* [Request] Extract every line from the records below that contains the word "this".
--- start ---
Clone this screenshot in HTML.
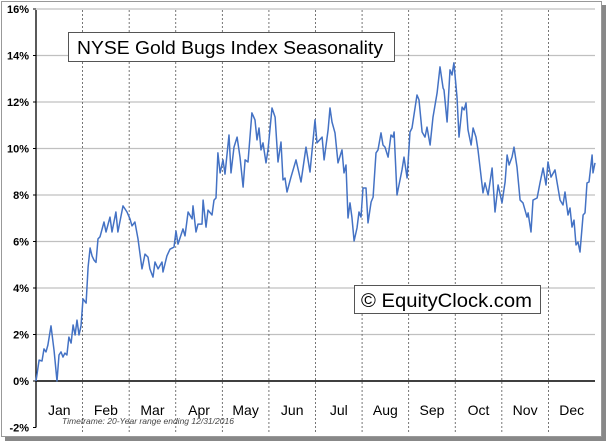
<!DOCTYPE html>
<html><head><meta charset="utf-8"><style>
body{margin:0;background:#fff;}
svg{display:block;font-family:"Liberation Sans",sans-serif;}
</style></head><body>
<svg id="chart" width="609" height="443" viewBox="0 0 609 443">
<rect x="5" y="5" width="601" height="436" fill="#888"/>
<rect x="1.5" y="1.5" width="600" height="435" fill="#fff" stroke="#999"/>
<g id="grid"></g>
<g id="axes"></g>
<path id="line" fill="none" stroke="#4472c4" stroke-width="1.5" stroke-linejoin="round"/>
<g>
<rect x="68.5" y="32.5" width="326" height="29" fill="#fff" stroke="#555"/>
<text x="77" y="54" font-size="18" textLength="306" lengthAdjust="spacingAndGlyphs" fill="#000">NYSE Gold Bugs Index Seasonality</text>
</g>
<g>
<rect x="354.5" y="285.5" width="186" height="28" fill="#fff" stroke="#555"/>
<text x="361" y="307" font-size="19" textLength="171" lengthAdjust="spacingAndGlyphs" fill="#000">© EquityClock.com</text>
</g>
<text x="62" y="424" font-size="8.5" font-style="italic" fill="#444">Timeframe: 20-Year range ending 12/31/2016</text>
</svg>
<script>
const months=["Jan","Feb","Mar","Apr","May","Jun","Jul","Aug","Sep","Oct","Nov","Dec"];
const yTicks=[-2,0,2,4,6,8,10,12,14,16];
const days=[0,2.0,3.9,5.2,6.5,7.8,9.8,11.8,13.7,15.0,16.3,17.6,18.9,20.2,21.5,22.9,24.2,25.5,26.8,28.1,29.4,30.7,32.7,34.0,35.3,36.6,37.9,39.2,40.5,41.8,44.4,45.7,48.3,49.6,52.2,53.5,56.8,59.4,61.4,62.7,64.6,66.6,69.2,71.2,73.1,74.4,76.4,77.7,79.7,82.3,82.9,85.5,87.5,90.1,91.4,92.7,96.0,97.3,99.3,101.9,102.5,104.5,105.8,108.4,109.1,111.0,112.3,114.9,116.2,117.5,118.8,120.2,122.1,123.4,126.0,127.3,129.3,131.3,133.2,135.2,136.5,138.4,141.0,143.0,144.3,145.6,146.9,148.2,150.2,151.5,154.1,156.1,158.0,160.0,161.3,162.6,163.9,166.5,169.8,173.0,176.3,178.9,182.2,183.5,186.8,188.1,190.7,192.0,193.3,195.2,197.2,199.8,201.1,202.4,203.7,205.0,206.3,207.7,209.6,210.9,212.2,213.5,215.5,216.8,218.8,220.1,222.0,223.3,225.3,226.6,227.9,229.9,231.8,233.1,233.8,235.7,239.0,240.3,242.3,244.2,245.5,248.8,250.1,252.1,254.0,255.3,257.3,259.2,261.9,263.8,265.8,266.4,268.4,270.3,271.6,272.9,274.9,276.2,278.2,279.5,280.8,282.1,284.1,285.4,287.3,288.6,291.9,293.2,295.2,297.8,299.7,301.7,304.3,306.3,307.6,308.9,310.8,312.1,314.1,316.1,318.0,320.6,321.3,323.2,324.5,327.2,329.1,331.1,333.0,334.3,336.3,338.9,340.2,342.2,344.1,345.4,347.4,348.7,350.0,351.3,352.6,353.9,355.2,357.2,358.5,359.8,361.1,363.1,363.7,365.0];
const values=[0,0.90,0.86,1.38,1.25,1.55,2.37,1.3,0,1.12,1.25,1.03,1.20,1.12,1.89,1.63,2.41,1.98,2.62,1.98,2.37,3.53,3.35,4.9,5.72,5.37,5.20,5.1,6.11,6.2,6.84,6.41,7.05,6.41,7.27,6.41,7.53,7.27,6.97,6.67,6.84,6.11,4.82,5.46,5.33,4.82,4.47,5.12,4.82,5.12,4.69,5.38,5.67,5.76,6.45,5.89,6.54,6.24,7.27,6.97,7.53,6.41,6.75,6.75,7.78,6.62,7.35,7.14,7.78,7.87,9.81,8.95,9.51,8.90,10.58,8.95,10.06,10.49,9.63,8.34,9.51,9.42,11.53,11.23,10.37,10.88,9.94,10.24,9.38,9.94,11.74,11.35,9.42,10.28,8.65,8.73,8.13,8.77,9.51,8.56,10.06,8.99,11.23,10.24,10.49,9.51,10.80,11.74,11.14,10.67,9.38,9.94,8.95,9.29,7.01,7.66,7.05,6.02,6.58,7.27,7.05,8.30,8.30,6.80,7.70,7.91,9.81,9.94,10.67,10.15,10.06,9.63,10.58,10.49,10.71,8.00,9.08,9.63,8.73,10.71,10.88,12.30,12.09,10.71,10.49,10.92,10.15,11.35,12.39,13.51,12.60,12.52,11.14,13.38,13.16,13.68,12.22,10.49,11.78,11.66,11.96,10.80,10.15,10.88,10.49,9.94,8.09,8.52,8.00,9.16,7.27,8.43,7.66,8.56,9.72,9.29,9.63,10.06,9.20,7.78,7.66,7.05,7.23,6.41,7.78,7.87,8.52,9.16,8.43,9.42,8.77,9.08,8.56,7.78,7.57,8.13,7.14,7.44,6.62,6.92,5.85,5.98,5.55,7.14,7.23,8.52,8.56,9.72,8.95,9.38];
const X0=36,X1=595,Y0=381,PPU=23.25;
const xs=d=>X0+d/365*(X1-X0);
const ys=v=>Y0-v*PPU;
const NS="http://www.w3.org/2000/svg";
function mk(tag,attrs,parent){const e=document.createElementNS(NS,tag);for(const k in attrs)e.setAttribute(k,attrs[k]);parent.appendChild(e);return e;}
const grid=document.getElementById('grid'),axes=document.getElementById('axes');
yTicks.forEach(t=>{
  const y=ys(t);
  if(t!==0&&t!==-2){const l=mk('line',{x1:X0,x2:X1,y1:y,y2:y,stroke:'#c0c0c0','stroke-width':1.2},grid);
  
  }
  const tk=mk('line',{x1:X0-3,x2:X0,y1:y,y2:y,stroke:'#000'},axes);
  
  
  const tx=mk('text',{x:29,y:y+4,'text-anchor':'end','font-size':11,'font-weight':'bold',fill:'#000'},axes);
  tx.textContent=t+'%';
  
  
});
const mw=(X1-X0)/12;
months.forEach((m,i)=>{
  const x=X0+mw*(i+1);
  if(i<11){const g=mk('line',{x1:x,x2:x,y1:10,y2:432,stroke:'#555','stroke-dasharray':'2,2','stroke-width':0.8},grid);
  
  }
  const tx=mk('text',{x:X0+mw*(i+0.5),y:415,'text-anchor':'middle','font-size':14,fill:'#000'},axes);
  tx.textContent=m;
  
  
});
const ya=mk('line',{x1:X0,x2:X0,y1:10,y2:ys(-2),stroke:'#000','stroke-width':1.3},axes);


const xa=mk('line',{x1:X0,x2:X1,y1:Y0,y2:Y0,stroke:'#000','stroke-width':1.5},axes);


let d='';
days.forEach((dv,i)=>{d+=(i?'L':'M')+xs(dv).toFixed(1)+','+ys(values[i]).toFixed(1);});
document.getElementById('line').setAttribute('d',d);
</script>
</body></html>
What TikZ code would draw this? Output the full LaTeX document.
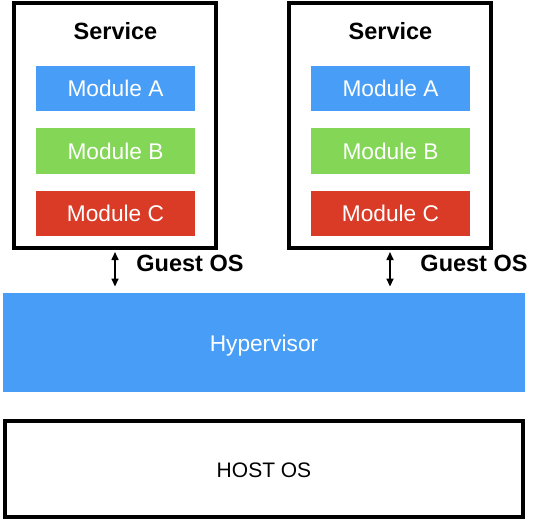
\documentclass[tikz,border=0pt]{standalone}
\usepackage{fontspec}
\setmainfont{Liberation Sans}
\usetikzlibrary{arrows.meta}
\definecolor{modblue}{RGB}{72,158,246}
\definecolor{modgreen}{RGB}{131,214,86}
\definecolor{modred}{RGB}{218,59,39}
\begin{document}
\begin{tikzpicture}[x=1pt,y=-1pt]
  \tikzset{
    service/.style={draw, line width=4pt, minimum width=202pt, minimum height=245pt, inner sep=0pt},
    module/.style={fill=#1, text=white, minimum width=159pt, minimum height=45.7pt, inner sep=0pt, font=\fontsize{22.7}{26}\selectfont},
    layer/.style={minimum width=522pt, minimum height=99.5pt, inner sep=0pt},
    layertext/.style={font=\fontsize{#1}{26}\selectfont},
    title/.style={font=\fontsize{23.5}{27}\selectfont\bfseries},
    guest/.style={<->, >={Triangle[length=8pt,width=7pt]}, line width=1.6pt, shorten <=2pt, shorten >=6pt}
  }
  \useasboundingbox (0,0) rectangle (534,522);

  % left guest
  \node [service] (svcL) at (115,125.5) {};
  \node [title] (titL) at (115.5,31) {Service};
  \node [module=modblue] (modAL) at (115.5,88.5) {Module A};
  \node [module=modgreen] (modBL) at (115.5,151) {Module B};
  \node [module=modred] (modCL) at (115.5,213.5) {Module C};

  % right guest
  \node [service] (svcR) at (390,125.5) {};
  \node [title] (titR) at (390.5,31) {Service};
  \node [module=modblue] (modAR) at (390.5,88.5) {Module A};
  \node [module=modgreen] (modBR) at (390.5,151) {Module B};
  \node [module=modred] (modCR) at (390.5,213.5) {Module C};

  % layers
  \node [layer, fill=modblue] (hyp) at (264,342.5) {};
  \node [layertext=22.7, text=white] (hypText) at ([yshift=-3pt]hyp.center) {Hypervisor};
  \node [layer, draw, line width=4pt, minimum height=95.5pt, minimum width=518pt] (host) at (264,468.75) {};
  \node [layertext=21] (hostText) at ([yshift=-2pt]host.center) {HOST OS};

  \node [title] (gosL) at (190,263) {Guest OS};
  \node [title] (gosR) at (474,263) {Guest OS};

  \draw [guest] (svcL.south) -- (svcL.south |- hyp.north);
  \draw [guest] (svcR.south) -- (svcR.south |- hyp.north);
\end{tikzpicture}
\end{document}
--- end ---
* [Task response]
Clone this screenshot in HTML.
What TikZ code would draw this? Output the full LaTeX document.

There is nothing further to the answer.